Henry did another ‘demo’ for us (he likes to call them more like ‘suggestions’) and explained to us that we are not looking at a landscape. We ARE the landscape. There is no us and then it. Everything is one big mash up of stuff to paint. We have to paint ourselves into it.
And so, with some company, amidst quite a bit of mist, we settled into day two.
I had no clue what I was doing. I simply took up a spot in front of some rock pilings (a former steamship dock) near the dock and began painting. After awhile the old adage of oil not mixing with water came true and I opted to come indoors to work.
I felt grumpy and not at all sure about the work I was making. Discomfort was truly the name of the game that day….
By the day’s end, I had a number of little paintings like the ones above. They conveyed what I was seeing, but they did it in a way that also told of what I was thinking and feeling about what I was seeing. I was thrilled.
The rest of the class seemed to have a similar trek through the fog that day, as everyone made some sort of breakthrough in their work. We all stepped up to discomfort. We all gave our inner children a cookie and asked them to keep working. It was pure magic.
I have seen and heard a lot of what workshops can mean to an artist who needs a jump start. I’ve taken classes here and there and have shared this experience. I teach classes each summer that I hear are life changing. But it had been a long, long while since I had allowed myself the opportunity for such a sea change.

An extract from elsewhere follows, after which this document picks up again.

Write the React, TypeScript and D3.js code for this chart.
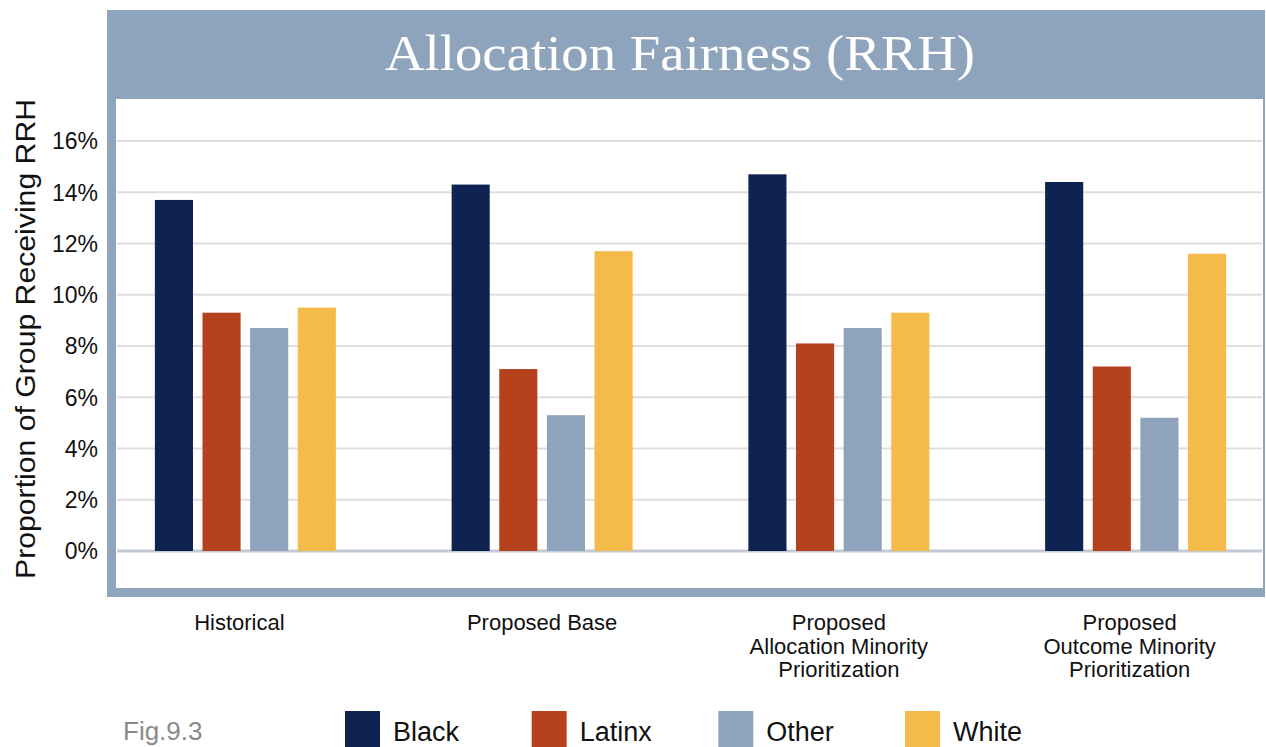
import { useEffect } from 'react';
import * as d3 from 'd3';

const categories = ['Historical', 'Proposed Base', 'Proposed Allocation Minority Prioritization', 'Proposed Outcome Minority Prioritization'];
const categoryLines = [
  ['Historical'],
  ['Proposed Base'],
  ['Proposed', 'Allocation Minority', 'Prioritization'],
  ['Proposed', 'Outcome Minority', 'Prioritization'],
];
const series = ['Black', 'Latinx', 'Other', 'White'];
const black = [13.7, 14.3, 14.7, 14.4];
const latinx = [9.3, 7.1, 8.1, 7.2];
const other = [8.7, 5.3, 8.7, 5.2];
const white = [9.5, 11.7, 9.3, 11.6];
const yTicks = [0, 2, 4, 6, 8, 10, 12, 14, 16];

const colors: Record<string, string> = {
  Black: '#0e2352',
  Latinx: '#b5421d',
  Other: '#8fa3bd',
  White: '#f4bb4a',
};

const values: Record<string, number[]> = { Black: black, Latinx: latinx, Other: other, White: white };

const W = 1266;
const H = 747;
const frameColor = '#8ea4bd';
const sans = '"Liberation Sans", Arial, sans-serif';

export default function App() {
  useEffect(() => {
    document.body.style.margin = '0';
  }, []);

  // plot area
  const y = d3.scaleLinear().domain([0, 16]).range([551, 141]);
  const x0 = d3.scaleBand<string>().domain(categories).range([97, 1284]);
  const groupW = 181;
  const x1 = d3.scaleBand<string>().domain(series).range([0, groupW]).paddingInner(0.2);
  const groupOffset = (x0.bandwidth() - groupW) / 2;

  const legendX = d3.scalePoint<string>().domain(series).range([345, 905]);

  return (
    <svg width={W} height={H} style={{ position: 'absolute', left: 0, top: 0, background: '#fff' }}>
      {/* frame + title band */}
      <rect x={107} y={10} width={1158} height={587} fill={frameColor} />
      <rect x={116} y={99} width={1147} height={489} fill="#fff" />
      <text
        x={680}
        y={70}
        fill="#fff"
        fontFamily='"Liberation Serif", "Times New Roman", serif'
        fontSize={51}
        textAnchor="middle"
        textLength={590}
        lengthAdjust="spacingAndGlyphs"
      >
        Allocation Fairness (RRH)
      </text>

      {/* gridlines */}
      {yTicks.map(t => (
        <line
          key={t}
          x1={117}
          x2={1262}
          y1={y(t)}
          y2={y(t)}
          stroke={t === 0 ? '#c3cad4' : '#dedede'}
          strokeWidth={t === 0 ? 3 : 2}
        />
      ))}

      {/* y tick labels */}
      {yTicks.map(t => (
        <text key={t} x={98} y={y(t)} dy="0.36em" textAnchor="end" fontFamily={sans} fontSize={23} fill="#111">
          {t}%
        </text>
      ))}

      {/* y axis title */}
      <text
        transform="translate(35,339) rotate(-90)"
        textAnchor="middle"
        fontFamily={sans}
        fontSize={28}
        fill="#111"
        textLength={480}
        lengthAdjust="spacingAndGlyphs"
      >
        Proportion of Group Receiving RRH
      </text>

      {/* bars */}
      {categories.map((c, i) => (
        <g key={c} transform={`translate(${(x0(c) ?? 0) + groupOffset},0)`}>
          {series.map(s => (
            <rect
              key={s}
              x={x1(s)}
              y={y(values[s][i])}
              width={x1.bandwidth()}
              height={y(0) - y(values[s][i])}
              fill={colors[s]}
            />
          ))}
        </g>
      ))}

      {/* category labels */}
      {categories.map((c, i) => {
        const cx = (x0(c) ?? 0) + x0.bandwidth() / 2 - (i === 0 || i === 3 ? 6 : 0);
        return (
          <text key={c} x={cx} y={630} textAnchor="middle" fontFamily={sans} fontSize={22} fill="#111">
            {categoryLines[i].map((line, j) => (
              <tspan key={j} x={cx} dy={j === 0 ? 0 : 23.5}>
                {line}
              </tspan>
            ))}
          </text>
        );
      })}

      {/* fig label */}
      <text x={123} y={740} fontFamily={sans} fontSize={26} fill="#8a8a8a">
        Fig.9.3
      </text>

      {/* legend */}
      {series.map(s => (
        <g key={s} transform={`translate(${legendX(s)},0)`}>
          <rect x={0} y={711} width={35} height={36} fill={colors[s]} />
          <text x={48} y={741} fontFamily={sans} fontSize={27} fill="#111">
            {s}
          </text>
        </g>
      ))}
    </svg>
  );
}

I am so grateful to have had the time and resources to take this workshop. And just after I publish this, I plan to send an email asking for a hold of a space for next year. Because I think I can do better; ask more of myself; go deeper into the work.
As I sit here in a hotel in Cleveland, hoping to make some connections which will afford me the opportunity to make a children’s book about a little hamster who sends back postcards of her adventures, I no longer believe there is a reason to separate the making of a little kid’s book, from a painting destined for a gallery or someone’s grand home-space. I no longer believe there is much of a difference between a hat knit up carefully by hand for a cold day and a puppet created to entertain as the curtains of a proscenium lift. Making is making. Provided it is done with purpose and seriousness of hand and craft and with an eye toward beauty and the betterment of this world.
There’s been a sea change round these parts. And it feels really good.